Key Performance Indicator (KPI)

Key Performance Indicator (KPI) – definition

A Key Performance Indicator (KPI) is a measurable value that demonstrates how effectively an individual, team, or organization is achieving a specific business objective.

Definition of Key Performance Indicator (KPI)

A Key Performance Indicator (KPI) is a measurable value that demonstrates how effectively an individual, team, or organization is achieving a specific business objective. KPIs are used to assess the success of particular activities, initiatives, or overall organizational performance, such as projects, programs, products, and other strategic goals. KPIs should be aligned with the SMART criteria to ensure they are both effective and actionable in guiding progress.

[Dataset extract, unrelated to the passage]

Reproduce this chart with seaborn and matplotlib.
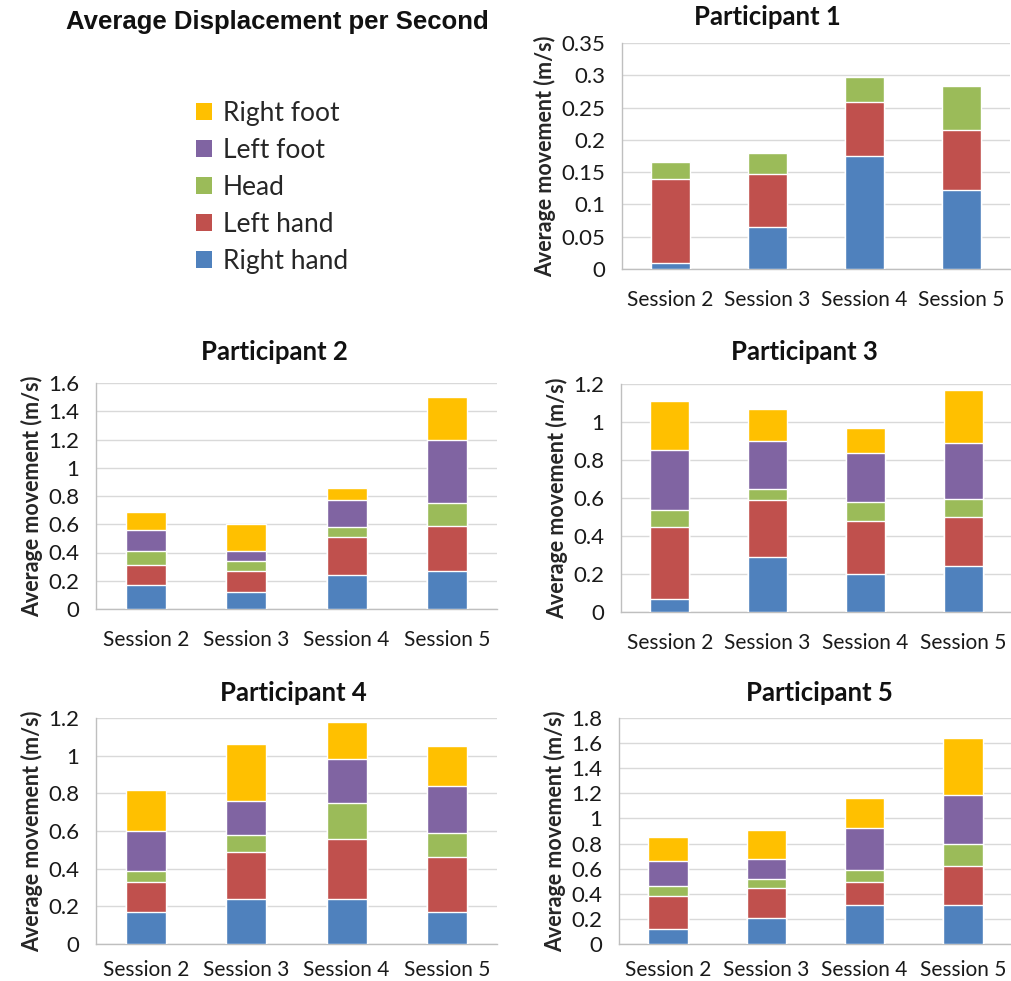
import numpy as np
import pandas as pd
import matplotlib
matplotlib.use("Agg")
import matplotlib.pyplot as plt
from matplotlib.patches import Patch
from matplotlib.ticker import FuncFormatter, FixedLocator
import seaborn as sns

sessions = ["Session 2", "Session 3", "Session 4", "Session 5"]
parts = ["Right hand", "Left hand", "Head", "Left foot", "Right foot"]
colors = ["#4F81BD", "#C0504D", "#9BBB59", "#8064A2", "#FFC000"]

# segment values per body part (m/s), order: Session 2..5
p1_right_hand = [0.010, 0.065, 0.175, 0.122]
p1_left_hand = [0.130, 0.082, 0.083, 0.093]
p1_head = [0.025, 0.033, 0.040, 0.068]
p1_left_foot = [0.0, 0.0, 0.0, 0.0]
p1_right_foot = [0.0, 0.0, 0.0, 0.0]

p2_right_hand = [0.17, 0.12, 0.24, 0.27]
p2_left_hand = [0.14, 0.15, 0.27, 0.32]
p2_head = [0.10, 0.07, 0.07, 0.16]
p2_left_foot = [0.15, 0.07, 0.19, 0.45]
p2_right_foot = [0.13, 0.19, 0.09, 0.30]

p3_right_hand = [0.07, 0.29, 0.20, 0.24]
p3_left_hand = [0.38, 0.30, 0.28, 0.26]
p3_head = [0.085, 0.06, 0.10, 0.095]
p3_left_foot = [0.32, 0.25, 0.255, 0.295]
p3_right_foot = [0.255, 0.17, 0.135, 0.28]

p4_right_hand = [0.17, 0.24, 0.24, 0.17]
p4_left_hand = [0.16, 0.25, 0.32, 0.29]
p4_head = [0.06, 0.09, 0.19, 0.13]
p4_left_foot = [0.21, 0.18, 0.23, 0.25]
p4_right_foot = [0.22, 0.30, 0.20, 0.21]

p5_right_hand = [0.12, 0.21, 0.31, 0.31]
p5_left_hand = [0.26, 0.24, 0.18, 0.31]
p5_head = [0.08, 0.07, 0.10, 0.18]
p5_left_foot = [0.20, 0.16, 0.33, 0.39]
p5_right_foot = [0.19, 0.23, 0.24, 0.45]

titles = ["Participant 1", "Participant 2", "Participant 3", "Participant 4", "Participant 5"]
y_max = [0.35, 1.6, 1.2, 1.2, 1.8]
y_step = [0.05, 0.2, 0.2, 0.2, 0.2]

data = [
    [p1_right_hand, p1_left_hand, p1_head, p1_left_foot, p1_right_foot],
    [p2_right_hand, p2_left_hand, p2_head, p2_left_foot, p2_right_foot],
    [p3_right_hand, p3_left_hand, p3_head, p3_left_foot, p3_right_foot],
    [p4_right_hand, p4_left_hand, p4_head, p4_left_foot, p4_right_foot],
    [p5_right_hand, p5_left_hand, p5_head, p5_left_foot, p5_right_foot],
]

sns.set_theme(style="white")
plt.rcParams["font.family"] = ["Lato", "DejaVu Sans"]

W, H = 1012, 981
fig = plt.figure(figsize=(W / 100, H / 100), dpi=100)

# axes rectangles in pixels: left, top(y max), right, bottom(y zero)
rects_px = [
    (622, 43, 1010, 269),
    (96, 383, 497, 609),
    (621, 384, 1012, 612),
    (96, 718, 497, 944),
    (619, 718, 1012, 944),
]
xpads = [15, 15, 15, 11.5, 11.5]
title_pos = [(0.374, 1.115), (0.446, 1.137), (0.468, 1.14), (0.491, 1.11), (0.51, 1.11)]

for i in range(5):
    l, t, r, b = rects_px[i]
    ax = fig.add_axes([l / W, 1 - b / H, (r - l) / W, (b - t) / H])
    cum = np.cumsum(np.array(data[i]), axis=0)
    # draw from top layer down so lower layers cover the upper cumulative bars
    for k in range(4, -1, -1):
        if np.allclose(np.array(data[i][k]), 0):
            continue
        df = pd.DataFrame({"session": sessions, "value": cum[k]})
        sns.barplot(data=df, x="session", y="value", color=colors[k],
                    saturation=1, width=0.4, ax=ax, zorder=3, errorbar=None)
    ax.set_ylim(0, y_max[i])
    ax.set_xlim(-0.5, 3.5)
    ticks = np.round(np.arange(0, y_max[i] + 1e-9, y_step[i]), 4)
    ax.set_yticks(ticks)
    ax.yaxis.set_major_formatter(FuncFormatter(lambda v, p: "0" if abs(v) < 1e-9 else ("%g" % round(v, 4))))
    ax.yaxis.grid(True, color="#d9d9d9", linewidth=1.0, zorder=0)
    ax.set_axisbelow(True)
    for s in ["top", "right"]:
        ax.spines[s].set_visible(False)
    for s in ["left", "bottom"]:
        ax.spines[s].set_color("#bfbfbf")
        ax.spines[s].set_linewidth(1.0)
    ax.tick_params(axis="y", length=0, pad=12, labelsize=16, labelcolor="#1a1a1a")
    ax.tick_params(axis="x", which="major", length=0, pad=xpads[i], labelsize=15, labelcolor="#1a1a1a")
    ax.xaxis.set_minor_locator(FixedLocator([-0.5, 0.5, 1.5, 2.5, 3.5]))
    ax.tick_params(axis="x", which="minor", length=5, width=1, color="#bfbfbf", direction="out")
    ax.set_xlabel("")
    ax.set_ylabel("Average movement (m/s)", fontsize=15.5, fontweight="bold", labelpad=4)
    tx, ty = title_pos[i]
    ax.text(tx, ty, titles[i], transform=ax.transAxes, ha="center", va="center",
            fontsize=18.5, fontweight="bold", color="#111111")

fig.text(277 / W, 1 - 22 / H, "Average Displacement per Second", ha="center", va="center",
         fontsize=18.5, fontweight="bold", family=["Liberation Sans", "DejaVu Sans"], color="#111111")

handles = [Patch(facecolor=colors[k], edgecolor="none") for k in range(4, -1, -1)]
labels = [parts[k] for k in range(4, -1, -1)]
fig.legend(handles, labels, loc="upper left", bbox_to_anchor=(196 / W, 1 - 101 / H),
           frameon=False, fontsize=19, handlelength=0.62, handleheight=0.62,
           handletextpad=0.4, labelspacing=0.45, borderaxespad=0, borderpad=0)

fig.savefig("out.png", dpi=100, facecolor="white")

The SMART Criteria for KPIs

The SMART framework ensures that KPIs are designed to drive business success. Each KPI should be:

  • Specific: Clearly defined and aligned with the business’s strategic goals, addressing what is being measured and why.
  • Measurable: Quantifiable so that progress can be tracked, and the value of the KPI can be assessed accurately.
  • Achievable: Realistic and attainable within the defined resources and constraints, ensuring that it is not beyond reach.
  • Relevant: Directly tied to the business’s success, ensuring the KPI is meaningful and impactful for the organization’s objectives.
  • Time-phased: Set with a defined timeframe for evaluation, providing a clear period in which outcomes will be measured and assessed.

Importance of KPIs

KPIs are essential for several reasons:

  • Performance Monitoring: They allow businesses to track progress toward achieving specific objectives.
  • Decision Making: KPIs provide actionable data that can inform strategic decisions and resource allocation.
  • Goal Alignment: KPIs help ensure that efforts at all levels of the organization are aligned with broader business goals.
  • Continuous Improvement: By evaluating KPIs over time, organizations can identify areas for improvement and refine their strategies.

Types of KPIs

There are two main categories of KPIs:

  • Lagging KPIs: These indicators measure the outcomes of past activities, such as revenue growth, customer satisfaction, or profits. They provide insight into results that have already occurred.
  • Leading KPIs: These indicators predict future performance, such as website traffic, sales pipeline value, or employee productivity. They help organizations adjust strategies proactively to improve outcomes.

How KPIs Are Used

KPIs are linked to target values that help assess whether performance meets expectations. The evaluation process typically involves:

  1. Setting Benchmarks: Establishing target values or expected performance levels for each KPI.
  2. Tracking Progress: Continuously monitoring the KPI against the target to determine how well it is being met.
  3. Making Adjustments: When the KPI does not meet expectations, teams can take corrective actions to improve performance.
  4. Reporting: KPIs are often reported to stakeholders to communicate progress, success, or areas needing attention.

Benefits of KPIs

KPIs offer numerous benefits to organizations, including:

  • Clear Performance Evaluation: KPIs allow for a clear assessment of success and progress toward business goals.
  • Focused Strategy: By identifying key metrics that directly impact business objectives, KPIs help organizations prioritize and focus on what matters most.
  • Enhanced Accountability: KPIs assign measurable targets to individuals or teams, fostering accountability and motivation to achieve goals.
  • Improved Resource Allocation: By highlighting areas of success or underperformance, KPIs help organizations allocate resources more effectively.
  • Continuous Improvement: KPIs provide a framework for ongoing performance analysis and optimization, leading to better decision-making and improved business outcomes.

Examples of KPIs

KPIs can vary widely depending on the industry and specific business goals, but common examples include:

  • Financial KPIs: Revenue growth, profit margins, return on investment (ROI).
  • Customer KPIs: Customer retention rate, net promoter score (NPS), customer satisfaction score.
  • Operational KPIs: Process efficiency, supply chain performance, production timelines.
  • Employee KPIs: Employee engagement, turnover rate, training completion rates.